Source excerpt:
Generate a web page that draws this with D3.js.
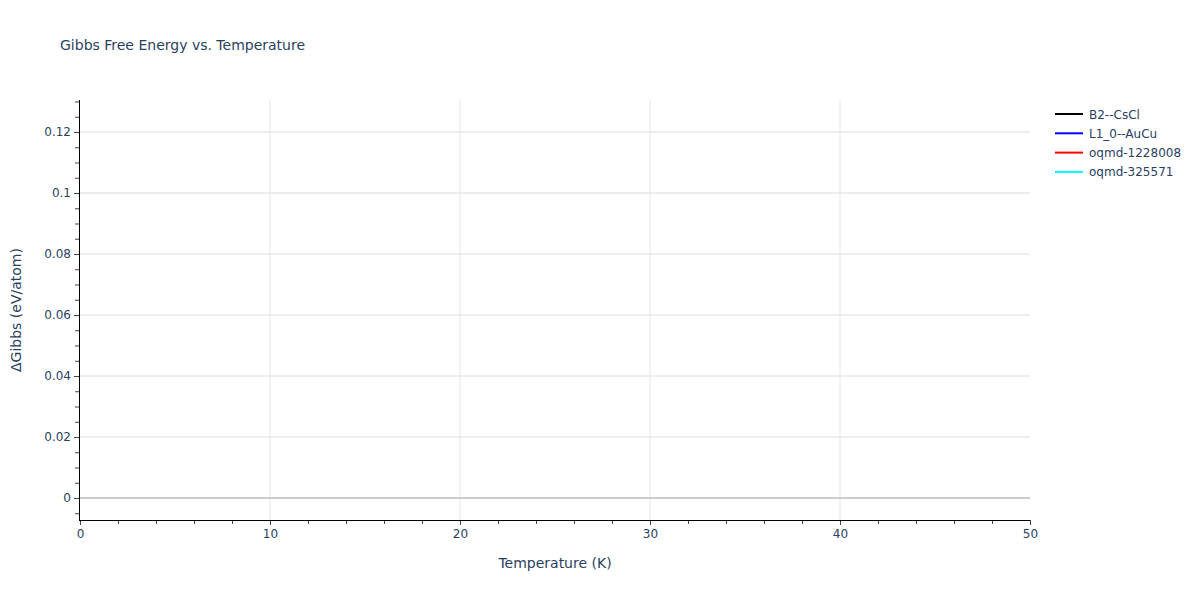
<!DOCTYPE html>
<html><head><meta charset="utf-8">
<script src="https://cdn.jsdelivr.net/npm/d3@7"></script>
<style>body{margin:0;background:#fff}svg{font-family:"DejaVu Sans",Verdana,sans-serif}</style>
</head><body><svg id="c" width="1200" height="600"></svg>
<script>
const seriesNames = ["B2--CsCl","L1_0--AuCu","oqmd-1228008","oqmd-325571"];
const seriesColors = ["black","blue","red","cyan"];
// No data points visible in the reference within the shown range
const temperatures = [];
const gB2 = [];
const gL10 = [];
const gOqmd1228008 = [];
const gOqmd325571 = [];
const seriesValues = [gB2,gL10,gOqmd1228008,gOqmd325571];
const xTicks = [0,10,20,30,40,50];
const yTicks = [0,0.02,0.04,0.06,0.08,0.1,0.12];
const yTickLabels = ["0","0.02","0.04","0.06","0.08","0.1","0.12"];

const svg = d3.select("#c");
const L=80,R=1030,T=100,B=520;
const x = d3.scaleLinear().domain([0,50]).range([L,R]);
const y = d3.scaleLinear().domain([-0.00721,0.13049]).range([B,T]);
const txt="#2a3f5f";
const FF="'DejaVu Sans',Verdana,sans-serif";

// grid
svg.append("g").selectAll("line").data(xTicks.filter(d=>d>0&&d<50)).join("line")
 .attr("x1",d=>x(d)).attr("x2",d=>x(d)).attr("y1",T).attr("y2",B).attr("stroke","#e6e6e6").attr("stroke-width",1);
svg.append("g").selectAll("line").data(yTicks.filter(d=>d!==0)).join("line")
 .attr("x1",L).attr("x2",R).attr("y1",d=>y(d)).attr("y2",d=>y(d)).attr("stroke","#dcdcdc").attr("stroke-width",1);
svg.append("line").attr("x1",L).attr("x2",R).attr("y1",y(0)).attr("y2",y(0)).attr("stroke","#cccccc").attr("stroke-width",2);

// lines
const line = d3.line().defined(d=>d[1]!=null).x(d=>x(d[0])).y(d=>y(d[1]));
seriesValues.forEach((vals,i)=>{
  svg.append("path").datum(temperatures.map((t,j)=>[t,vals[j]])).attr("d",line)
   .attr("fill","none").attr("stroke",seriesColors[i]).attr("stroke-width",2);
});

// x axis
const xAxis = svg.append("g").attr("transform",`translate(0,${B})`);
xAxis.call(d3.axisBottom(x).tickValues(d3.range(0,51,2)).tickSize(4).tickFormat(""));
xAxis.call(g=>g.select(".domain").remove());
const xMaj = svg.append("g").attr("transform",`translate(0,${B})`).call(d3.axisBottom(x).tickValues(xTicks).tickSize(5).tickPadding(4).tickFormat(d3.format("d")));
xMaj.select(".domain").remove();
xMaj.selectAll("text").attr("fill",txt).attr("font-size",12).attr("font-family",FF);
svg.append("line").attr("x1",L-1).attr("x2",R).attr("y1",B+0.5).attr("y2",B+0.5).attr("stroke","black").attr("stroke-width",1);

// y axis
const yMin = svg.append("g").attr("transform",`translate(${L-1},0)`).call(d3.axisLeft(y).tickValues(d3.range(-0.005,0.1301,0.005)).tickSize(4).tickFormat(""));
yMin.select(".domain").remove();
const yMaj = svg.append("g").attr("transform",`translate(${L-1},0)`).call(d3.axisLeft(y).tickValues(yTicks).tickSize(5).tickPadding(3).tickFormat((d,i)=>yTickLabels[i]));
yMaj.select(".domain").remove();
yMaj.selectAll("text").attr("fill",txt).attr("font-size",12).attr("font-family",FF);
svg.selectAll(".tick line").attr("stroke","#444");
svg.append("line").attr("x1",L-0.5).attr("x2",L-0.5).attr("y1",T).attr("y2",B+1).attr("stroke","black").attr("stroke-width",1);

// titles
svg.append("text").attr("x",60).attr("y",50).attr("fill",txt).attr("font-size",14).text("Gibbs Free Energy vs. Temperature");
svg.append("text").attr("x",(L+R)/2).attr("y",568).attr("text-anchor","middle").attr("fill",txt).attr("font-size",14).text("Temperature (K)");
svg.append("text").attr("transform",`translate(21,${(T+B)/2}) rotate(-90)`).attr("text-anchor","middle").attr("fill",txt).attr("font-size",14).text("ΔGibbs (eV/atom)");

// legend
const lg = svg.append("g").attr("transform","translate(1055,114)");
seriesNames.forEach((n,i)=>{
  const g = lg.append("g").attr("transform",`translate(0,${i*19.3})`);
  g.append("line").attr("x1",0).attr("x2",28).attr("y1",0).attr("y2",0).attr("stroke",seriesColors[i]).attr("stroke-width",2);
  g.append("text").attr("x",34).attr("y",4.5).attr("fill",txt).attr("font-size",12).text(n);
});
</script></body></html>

Required work: Keep the pictures out of the copy and write out the data exactly as it stands.

Solution for this problem:
Generate a web page that draws this with D3.js.
<!DOCTYPE html>
<html><head><meta charset="utf-8">
<script src="https://cdn.jsdelivr.net/npm/d3@7"></script>
<style>body{margin:0;background:#fff}svg{font-family:"DejaVu Sans",Verdana,sans-serif}</style>
</head><body><svg id="c" width="1200" height="600"></svg>
<script>
const seriesNames = ["B2--CsCl","L1_0--AuCu","oqmd-1228008","oqmd-325571"];
const seriesColors = ["black","blue","red","cyan"];
// No data points visible in the reference within the shown range
const temperatures = [];
const gB2 = [];
const gL10 = [];
const gOqmd1228008 = [];
const gOqmd325571 = [];
const seriesValues = [gB2,gL10,gOqmd1228008,gOqmd325571];
const xTicks = [0,10,20,30,40,50];
const yTicks = [0,0.02,0.04,0.06,0.08,0.1,0.12];
const yTickLabels = ["0","0.02","0.04","0.06","0.08","0.1","0.12"];

const svg = d3.select("#c");
const L=80,R=1030,T=100,B=520;
const x = d3.scaleLinear().domain([0,50]).range([L,R]);
const y = d3.scaleLinear().domain([-0.00721,0.13049]).range([B,T]);
const txt="#2a3f5f";
const FF="'DejaVu Sans',Verdana,sans-serif";

// grid
svg.append("g").selectAll("line").data(xTicks.filter(d=>d>0&&d<50)).join("line")
 .attr("x1",d=>x(d)).attr("x2",d=>x(d)).attr("y1",T).attr("y2",B).attr("stroke","#e6e6e6").attr("stroke-width",1);
svg.append("g").selectAll("line").data(yTicks.filter(d=>d!==0)).join("line")
 .attr("x1",L).attr("x2",R).attr("y1",d=>y(d)).attr("y2",d=>y(d)).attr("stroke","#dcdcdc").attr("stroke-width",1);
svg.append("line").attr("x1",L).attr("x2",R).attr("y1",y(0)).attr("y2",y(0)).attr("stroke","#cccccc").attr("stroke-width",2);

// lines
const line = d3.line().defined(d=>d[1]!=null).x(d=>x(d[0])).y(d=>y(d[1]));
seriesValues.forEach((vals,i)=>{
  svg.append("path").datum(temperatures.map((t,j)=>[t,vals[j]])).attr("d",line)
   .attr("fill","none").attr("stroke",seriesColors[i]).attr("stroke-width",2);
});

// x axis
const xAxis = svg.append("g").attr("transform",`translate(0,${B})`);
xAxis.call(d3.axisBottom(x).tickValues(d3.range(0,51,2)).tickSize(4).tickFormat(""));
xAxis.call(g=>g.select(".domain").remove());
const xMaj = svg.append("g").attr("transform",`translate(0,${B})`).call(d3.axisBottom(x).tickValues(xTicks).tickSize(5).tickPadding(4).tickFormat(d3.format("d")));
xMaj.select(".domain").remove();
xMaj.selectAll("text").attr("fill",txt).attr("font-size",12).attr("font-family",FF);
svg.append("line").attr("x1",L-1).attr("x2",R).attr("y1",B+0.5).attr("y2",B+0.5).attr("stroke","black").attr("stroke-width",1);

// y axis
const yMin = svg.append("g").attr("transform",`translate(${L-1},0)`).call(d3.axisLeft(y).tickValues(d3.range(-0.005,0.1301,0.005)).tickSize(4).tickFormat(""));
yMin.select(".domain").remove();
const yMaj = svg.append("g").attr("transform",`translate(${L-1},0)`).call(d3.axisLeft(y).tickValues(yTicks).tickSize(5).tickPadding(3).tickFormat((d,i)=>yTickLabels[i]));
yMaj.select(".domain").remove();
yMaj.selectAll("text").attr("fill",txt).attr("font-size",12).attr("font-family",FF);
svg.selectAll(".tick line").attr("stroke","#444");
svg.append("line").attr("x1",L-0.5).attr("x2",L-0.5).attr("y1",T).attr("y2",B+1).attr("stroke","black").attr("stroke-width",1);

// titles
svg.append("text").attr("x",60).attr("y",50).attr("fill",txt).attr("font-size",14).text("Gibbs Free Energy vs. Temperature");
svg.append("text").attr("x",(L+R)/2).attr("y",568).attr("text-anchor","middle").attr("fill",txt).attr("font-size",14).text("Temperature (K)");
svg.append("text").attr("transform",`translate(21,${(T+B)/2}) rotate(-90)`).attr("text-anchor","middle").attr("fill",txt).attr("font-size",14).text("ΔGibbs (eV/atom)");

// legend
const lg = svg.append("g").attr("transform","translate(1055,114)");
seriesNames.forEach((n,i)=>{
  const g = lg.append("g").attr("transform",`translate(0,${i*19.3})`);
  g.append("line").attr("x1",0).attr("x2",28).attr("y1",0).attr("y2",0).attr("stroke",seriesColors[i]).attr("stroke-width",2);
  g.append("text").attr("x",34).attr("y",4.5).attr("fill",txt).attr("font-size",12).text(n);
});
</script></body></html>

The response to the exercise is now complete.